# [REQUEST]
The lines from the top of the material through the line with "import numpy as np" are to be set down exactly. Leave the pictures out.

# [RECORDED INFORMATION]

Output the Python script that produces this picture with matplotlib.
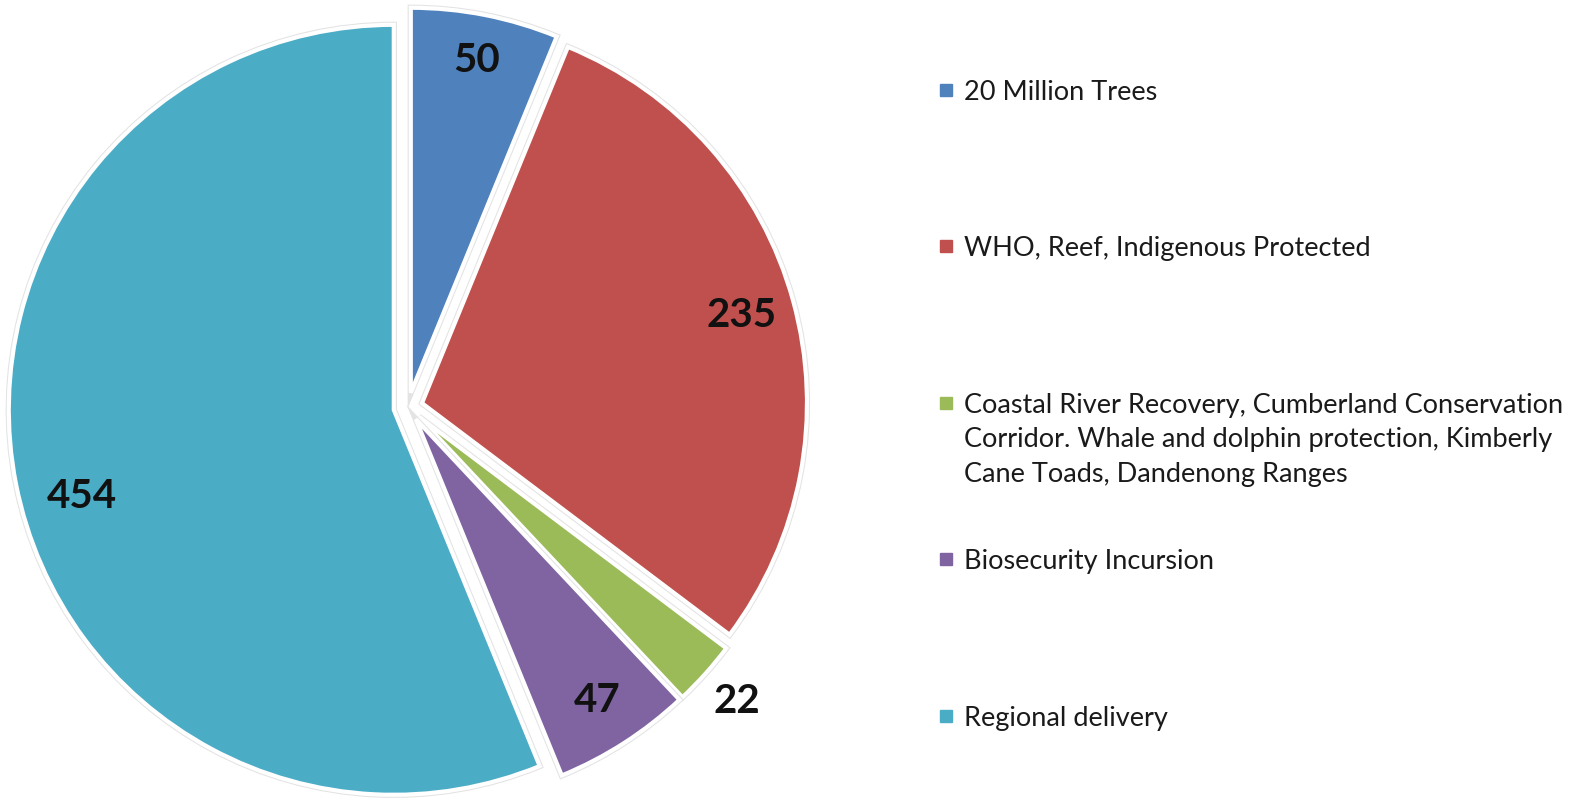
import matplotlib.pyplot as plt
import matplotlib.patheffects as pe
import numpy as np

# data
categories = ['20 Million Trees',
              'WHO, Reef, Indigenous Protected',
              'Coastal River Recovery, Cumberland Conservation\nCorridor. Whale and dolphin protection, Kimberly\nCane Toads, Dandenong Ranges',
              'Biosecurity Incursion',
              'Regional delivery']
values = [50, 235, 22, 47, 454]
colours = ['#4F81BD', '#C0504D', '#9BBB59', '#8064A2', '#4BACC6']

# where each value label sits (fraction of radius, angle shift in degrees)
label_dist = [0.88, 0.86, 1.11, 0.87, 0.84]
label_shift = [0, 0, 0, 0, 4.5]

W, H = 1577, 798
fig = plt.figure(figsize=(W / 100, H / 100), dpi=100)
ax = fig.add_axes([0, 0, 1, 1])

cx, cy, r = 408, H - 407, 385
expl = 14.5  # data units

wedges, _ = ax.pie(values, colors=colours, startangle=90, counterclock=False,
                   explode=[expl] * len(values), center=(cx, cy), radius=r,
                   wedgeprops=dict(edgecolor='white', linewidth=3))
for w in wedges:
    w.set_path_effects([pe.withStroke(linewidth=4.5, foreground='#e3e3e3')])

# value labels near the bisector of each wedge
for w, v, d, s in zip(wedges, values, label_dist, label_shift):
    th = np.deg2rad((w.theta1 + w.theta2) / 2 + s)
    wx, wy = w.center
    ax.text(wx + d * r * np.cos(th), wy + d * r * np.sin(th), str(v),
            ha='center', va='center', fontsize=29, fontweight='bold',
            family='Lato', color='#111111')

# legend
leg_y = [90, 246, 403, 559, 716]
for lab, c, y in zip(categories, colours, leg_y):
    ax.add_patch(plt.Rectangle((940, H - y - 6), 12, 12, color=c))
    ax.text(964, H - y + 10, lab, ha='left', va='top', fontsize=19.5,
            family='Lato', linespacing=1.47, color='#1a1a1a')

ax.set_xlim(0, W)
ax.set_ylim(0, H)
ax.set_aspect('equal')
ax.axis('off')

fig.savefig('out.png', dpi=100)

# [SOLUTION TO THE PROBLEM]
Output the Python script that produces this picture with matplotlib.
import matplotlib.pyplot as plt
import matplotlib.patheffects as pe
import numpy as np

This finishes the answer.